| Problem statement |
The line holding "var defs = svg.append('defs');" is the last one to output; start at the first line of the data, keep every line in between exactly, and leave out pictures.

| Source excerpt |
_ _ _ _
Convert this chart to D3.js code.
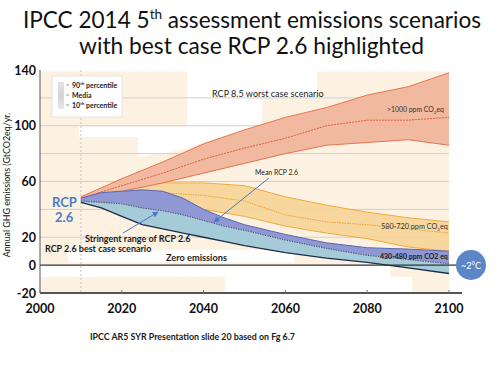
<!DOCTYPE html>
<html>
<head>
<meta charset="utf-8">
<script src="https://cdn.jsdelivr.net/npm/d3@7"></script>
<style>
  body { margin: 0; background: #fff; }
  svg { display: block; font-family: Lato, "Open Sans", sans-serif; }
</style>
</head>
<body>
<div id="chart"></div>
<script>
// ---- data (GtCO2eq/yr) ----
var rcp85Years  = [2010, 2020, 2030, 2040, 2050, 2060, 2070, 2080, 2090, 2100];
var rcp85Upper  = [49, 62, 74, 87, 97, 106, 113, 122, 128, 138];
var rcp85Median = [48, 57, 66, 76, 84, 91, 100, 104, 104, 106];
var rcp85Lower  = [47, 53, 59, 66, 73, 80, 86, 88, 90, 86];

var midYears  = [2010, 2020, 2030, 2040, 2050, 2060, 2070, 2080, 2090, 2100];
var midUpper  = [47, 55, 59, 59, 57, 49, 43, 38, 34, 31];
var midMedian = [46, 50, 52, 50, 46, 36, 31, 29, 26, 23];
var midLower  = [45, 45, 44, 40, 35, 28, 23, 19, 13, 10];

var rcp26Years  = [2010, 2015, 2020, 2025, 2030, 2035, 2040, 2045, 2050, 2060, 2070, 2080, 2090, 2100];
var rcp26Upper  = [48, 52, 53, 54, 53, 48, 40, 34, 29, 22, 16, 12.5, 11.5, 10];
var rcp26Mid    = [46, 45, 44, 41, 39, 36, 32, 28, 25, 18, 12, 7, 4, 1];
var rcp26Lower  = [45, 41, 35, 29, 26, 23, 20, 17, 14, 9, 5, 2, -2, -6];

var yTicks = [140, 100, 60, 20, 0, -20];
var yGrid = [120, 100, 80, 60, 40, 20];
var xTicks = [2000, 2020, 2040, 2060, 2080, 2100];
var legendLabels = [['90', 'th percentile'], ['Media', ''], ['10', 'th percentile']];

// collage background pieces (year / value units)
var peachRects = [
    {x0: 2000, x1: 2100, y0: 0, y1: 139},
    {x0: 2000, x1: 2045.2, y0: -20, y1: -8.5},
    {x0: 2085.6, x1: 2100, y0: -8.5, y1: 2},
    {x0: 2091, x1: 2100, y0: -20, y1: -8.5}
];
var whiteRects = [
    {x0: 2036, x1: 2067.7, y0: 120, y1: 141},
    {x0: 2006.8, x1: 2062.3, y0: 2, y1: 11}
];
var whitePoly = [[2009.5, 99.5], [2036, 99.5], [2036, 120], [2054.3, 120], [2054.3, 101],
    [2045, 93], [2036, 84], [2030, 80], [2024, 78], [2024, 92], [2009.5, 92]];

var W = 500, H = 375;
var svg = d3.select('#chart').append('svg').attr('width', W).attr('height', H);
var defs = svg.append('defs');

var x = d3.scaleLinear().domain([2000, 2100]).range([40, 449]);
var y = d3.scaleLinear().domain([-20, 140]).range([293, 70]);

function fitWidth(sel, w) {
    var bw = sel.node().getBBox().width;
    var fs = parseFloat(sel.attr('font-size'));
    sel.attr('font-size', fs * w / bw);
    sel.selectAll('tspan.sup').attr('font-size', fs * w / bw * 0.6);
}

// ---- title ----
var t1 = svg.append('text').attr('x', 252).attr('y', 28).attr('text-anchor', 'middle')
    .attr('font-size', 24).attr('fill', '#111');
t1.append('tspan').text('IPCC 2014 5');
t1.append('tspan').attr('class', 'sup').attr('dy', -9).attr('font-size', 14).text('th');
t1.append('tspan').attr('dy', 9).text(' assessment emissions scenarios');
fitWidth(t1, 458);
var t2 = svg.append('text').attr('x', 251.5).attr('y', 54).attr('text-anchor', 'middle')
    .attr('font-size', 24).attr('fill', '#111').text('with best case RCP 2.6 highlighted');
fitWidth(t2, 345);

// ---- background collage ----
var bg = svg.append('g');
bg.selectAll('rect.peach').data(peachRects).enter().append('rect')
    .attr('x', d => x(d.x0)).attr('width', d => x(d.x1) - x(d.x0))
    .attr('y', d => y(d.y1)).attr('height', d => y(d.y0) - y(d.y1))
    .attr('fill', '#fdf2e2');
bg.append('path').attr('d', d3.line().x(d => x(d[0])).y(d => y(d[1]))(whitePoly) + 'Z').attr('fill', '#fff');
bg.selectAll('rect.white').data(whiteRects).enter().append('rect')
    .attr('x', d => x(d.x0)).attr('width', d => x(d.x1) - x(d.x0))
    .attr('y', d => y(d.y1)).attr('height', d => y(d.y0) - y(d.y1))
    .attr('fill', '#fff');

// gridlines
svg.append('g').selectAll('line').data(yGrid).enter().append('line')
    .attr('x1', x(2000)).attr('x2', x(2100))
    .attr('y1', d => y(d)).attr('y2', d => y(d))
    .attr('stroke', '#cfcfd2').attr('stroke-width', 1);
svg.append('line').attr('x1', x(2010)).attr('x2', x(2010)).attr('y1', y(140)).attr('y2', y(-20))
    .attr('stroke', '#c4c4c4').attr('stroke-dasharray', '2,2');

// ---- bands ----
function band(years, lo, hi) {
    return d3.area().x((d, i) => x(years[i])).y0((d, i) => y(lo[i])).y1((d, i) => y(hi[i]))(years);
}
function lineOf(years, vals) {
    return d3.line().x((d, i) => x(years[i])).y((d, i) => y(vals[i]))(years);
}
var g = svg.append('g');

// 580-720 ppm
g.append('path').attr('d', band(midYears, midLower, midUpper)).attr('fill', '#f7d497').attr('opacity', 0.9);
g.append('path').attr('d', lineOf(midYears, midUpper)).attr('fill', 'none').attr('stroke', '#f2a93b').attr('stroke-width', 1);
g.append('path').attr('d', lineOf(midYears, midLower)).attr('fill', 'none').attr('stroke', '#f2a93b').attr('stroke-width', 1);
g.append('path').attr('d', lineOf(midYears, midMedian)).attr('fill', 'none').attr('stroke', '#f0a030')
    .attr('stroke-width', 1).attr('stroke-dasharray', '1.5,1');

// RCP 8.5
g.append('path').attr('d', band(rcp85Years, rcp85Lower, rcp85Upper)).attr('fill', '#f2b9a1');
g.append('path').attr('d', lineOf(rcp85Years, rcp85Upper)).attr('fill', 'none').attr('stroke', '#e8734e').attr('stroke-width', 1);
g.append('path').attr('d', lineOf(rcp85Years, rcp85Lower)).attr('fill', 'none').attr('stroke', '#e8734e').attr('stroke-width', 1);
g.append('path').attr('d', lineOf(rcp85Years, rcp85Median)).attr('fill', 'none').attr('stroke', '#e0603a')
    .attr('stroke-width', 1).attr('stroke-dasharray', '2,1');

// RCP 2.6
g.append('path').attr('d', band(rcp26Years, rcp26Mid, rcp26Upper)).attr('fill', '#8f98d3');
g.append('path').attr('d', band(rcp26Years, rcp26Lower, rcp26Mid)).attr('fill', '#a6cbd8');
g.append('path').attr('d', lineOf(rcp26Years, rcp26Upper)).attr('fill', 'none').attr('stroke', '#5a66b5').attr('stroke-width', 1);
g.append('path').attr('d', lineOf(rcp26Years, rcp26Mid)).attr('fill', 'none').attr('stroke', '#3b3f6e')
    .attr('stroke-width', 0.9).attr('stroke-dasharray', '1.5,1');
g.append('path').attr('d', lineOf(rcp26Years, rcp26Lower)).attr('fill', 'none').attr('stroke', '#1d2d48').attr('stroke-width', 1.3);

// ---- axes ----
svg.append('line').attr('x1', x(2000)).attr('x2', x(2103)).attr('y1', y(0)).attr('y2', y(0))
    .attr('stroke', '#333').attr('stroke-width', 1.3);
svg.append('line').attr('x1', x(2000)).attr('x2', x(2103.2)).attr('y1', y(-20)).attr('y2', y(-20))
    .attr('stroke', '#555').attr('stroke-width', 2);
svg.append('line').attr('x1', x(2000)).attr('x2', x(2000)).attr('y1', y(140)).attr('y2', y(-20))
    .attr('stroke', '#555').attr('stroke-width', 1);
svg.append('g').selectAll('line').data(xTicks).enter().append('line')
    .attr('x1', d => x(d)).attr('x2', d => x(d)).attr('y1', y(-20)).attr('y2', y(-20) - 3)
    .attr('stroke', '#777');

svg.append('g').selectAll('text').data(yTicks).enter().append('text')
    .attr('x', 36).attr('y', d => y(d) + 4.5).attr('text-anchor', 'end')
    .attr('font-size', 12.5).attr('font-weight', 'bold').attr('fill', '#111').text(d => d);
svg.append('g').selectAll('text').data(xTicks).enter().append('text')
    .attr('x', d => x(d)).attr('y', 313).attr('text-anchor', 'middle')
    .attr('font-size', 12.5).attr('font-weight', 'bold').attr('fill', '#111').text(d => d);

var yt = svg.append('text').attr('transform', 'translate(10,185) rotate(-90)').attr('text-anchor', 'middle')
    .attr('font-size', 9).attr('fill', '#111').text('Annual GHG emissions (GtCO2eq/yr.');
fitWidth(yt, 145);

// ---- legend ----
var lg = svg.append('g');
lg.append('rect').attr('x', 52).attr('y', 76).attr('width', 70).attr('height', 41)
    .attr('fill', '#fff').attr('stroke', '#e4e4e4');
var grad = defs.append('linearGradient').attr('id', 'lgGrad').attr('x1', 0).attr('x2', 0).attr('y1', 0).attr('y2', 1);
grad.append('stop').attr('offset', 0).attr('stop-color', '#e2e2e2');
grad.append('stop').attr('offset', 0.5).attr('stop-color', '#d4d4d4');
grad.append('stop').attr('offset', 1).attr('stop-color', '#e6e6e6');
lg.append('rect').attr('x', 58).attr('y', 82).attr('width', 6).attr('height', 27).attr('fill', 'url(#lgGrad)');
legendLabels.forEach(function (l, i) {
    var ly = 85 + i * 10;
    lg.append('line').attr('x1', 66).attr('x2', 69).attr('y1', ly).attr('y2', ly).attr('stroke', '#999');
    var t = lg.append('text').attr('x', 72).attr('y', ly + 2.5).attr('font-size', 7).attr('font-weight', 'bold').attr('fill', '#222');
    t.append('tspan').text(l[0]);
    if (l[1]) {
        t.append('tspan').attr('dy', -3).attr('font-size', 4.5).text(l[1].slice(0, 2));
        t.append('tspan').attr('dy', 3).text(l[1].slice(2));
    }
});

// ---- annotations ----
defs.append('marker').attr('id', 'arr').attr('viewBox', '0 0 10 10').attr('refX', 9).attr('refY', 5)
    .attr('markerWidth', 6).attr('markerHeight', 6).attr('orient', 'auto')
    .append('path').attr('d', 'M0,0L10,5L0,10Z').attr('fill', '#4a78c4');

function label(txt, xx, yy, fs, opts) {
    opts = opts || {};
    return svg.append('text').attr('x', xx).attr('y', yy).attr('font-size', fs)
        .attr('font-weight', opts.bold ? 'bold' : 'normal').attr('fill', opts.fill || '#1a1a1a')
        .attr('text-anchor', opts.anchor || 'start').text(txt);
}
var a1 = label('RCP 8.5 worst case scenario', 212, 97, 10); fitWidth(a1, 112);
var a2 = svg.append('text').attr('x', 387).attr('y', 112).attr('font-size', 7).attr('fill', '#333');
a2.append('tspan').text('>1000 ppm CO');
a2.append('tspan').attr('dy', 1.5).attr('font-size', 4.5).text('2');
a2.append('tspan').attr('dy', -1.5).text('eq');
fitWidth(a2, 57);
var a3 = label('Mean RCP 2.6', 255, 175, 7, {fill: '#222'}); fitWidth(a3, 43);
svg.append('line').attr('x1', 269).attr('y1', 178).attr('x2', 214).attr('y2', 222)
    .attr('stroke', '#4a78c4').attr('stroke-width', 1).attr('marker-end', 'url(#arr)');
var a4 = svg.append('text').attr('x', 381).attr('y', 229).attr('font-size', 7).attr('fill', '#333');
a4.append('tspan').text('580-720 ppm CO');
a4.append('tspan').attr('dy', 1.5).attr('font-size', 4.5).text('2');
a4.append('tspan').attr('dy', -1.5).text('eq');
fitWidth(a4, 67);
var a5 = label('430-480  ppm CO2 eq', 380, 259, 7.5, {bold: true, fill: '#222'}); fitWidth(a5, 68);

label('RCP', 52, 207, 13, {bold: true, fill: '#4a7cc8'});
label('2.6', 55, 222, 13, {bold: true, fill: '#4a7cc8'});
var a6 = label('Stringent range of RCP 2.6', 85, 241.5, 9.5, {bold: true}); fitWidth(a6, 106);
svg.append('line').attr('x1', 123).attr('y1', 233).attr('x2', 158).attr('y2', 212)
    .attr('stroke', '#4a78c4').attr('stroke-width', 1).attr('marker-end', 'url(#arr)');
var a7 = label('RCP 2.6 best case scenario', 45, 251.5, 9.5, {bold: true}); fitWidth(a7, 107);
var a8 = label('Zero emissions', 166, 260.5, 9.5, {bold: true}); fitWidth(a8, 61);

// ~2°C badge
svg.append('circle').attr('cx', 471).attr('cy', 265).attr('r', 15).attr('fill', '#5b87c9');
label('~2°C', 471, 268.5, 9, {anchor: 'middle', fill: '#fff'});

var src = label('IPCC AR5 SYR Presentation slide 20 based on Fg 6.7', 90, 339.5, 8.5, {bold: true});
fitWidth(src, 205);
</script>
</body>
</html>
_ _ _ _
| Problem solution |
Convert this chart to D3.js code.
<!DOCTYPE html>
<html>
<head>
<meta charset="utf-8">
<script src="https://cdn.jsdelivr.net/npm/d3@7"></script>
<style>
  body { margin: 0; background: #fff; }
  svg { display: block; font-family: Lato, "Open Sans", sans-serif; }
</style>
</head>
<body>
<div id="chart"></div>
<script>
// ---- data (GtCO2eq/yr) ----
var rcp85Years  = [2010, 2020, 2030, 2040, 2050, 2060, 2070, 2080, 2090, 2100];
var rcp85Upper  = [49, 62, 74, 87, 97, 106, 113, 122, 128, 138];
var rcp85Median = [48, 57, 66, 76, 84, 91, 100, 104, 104, 106];
var rcp85Lower  = [47, 53, 59, 66, 73, 80, 86, 88, 90, 86];

var midYears  = [2010, 2020, 2030, 2040, 2050, 2060, 2070, 2080, 2090, 2100];
var midUpper  = [47, 55, 59, 59, 57, 49, 43, 38, 34, 31];
var midMedian = [46, 50, 52, 50, 46, 36, 31, 29, 26, 23];
var midLower  = [45, 45, 44, 40, 35, 28, 23, 19, 13, 10];

var rcp26Years  = [2010, 2015, 2020, 2025, 2030, 2035, 2040, 2045, 2050, 2060, 2070, 2080, 2090, 2100];
var rcp26Upper  = [48, 52, 53, 54, 53, 48, 40, 34, 29, 22, 16, 12.5, 11.5, 10];
var rcp26Mid    = [46, 45, 44, 41, 39, 36, 32, 28, 25, 18, 12, 7, 4, 1];
var rcp26Lower  = [45, 41, 35, 29, 26, 23, 20, 17, 14, 9, 5, 2, -2, -6];

var yTicks = [140, 100, 60, 20, 0, -20];
var yGrid = [120, 100, 80, 60, 40, 20];
var xTicks = [2000, 2020, 2040, 2060, 2080, 2100];
var legendLabels = [['90', 'th percentile'], ['Media', ''], ['10', 'th percentile']];

// collage background pieces (year / value units)
var peachRects = [
    {x0: 2000, x1: 2100, y0: 0, y1: 139},
    {x0: 2000, x1: 2045.2, y0: -20, y1: -8.5},
    {x0: 2085.6, x1: 2100, y0: -8.5, y1: 2},
    {x0: 2091, x1: 2100, y0: -20, y1: -8.5}
];
var whiteRects = [
    {x0: 2036, x1: 2067.7, y0: 120, y1: 141},
    {x0: 2006.8, x1: 2062.3, y0: 2, y1: 11}
];
var whitePoly = [[2009.5, 99.5], [2036, 99.5], [2036, 120], [2054.3, 120], [2054.3, 101],
    [2045, 93], [2036, 84], [2030, 80], [2024, 78], [2024, 92], [2009.5, 92]];

var W = 500, H = 375;
var svg = d3.select('#chart').append('svg').attr('width', W).attr('height', H);
var defs = svg.append('defs');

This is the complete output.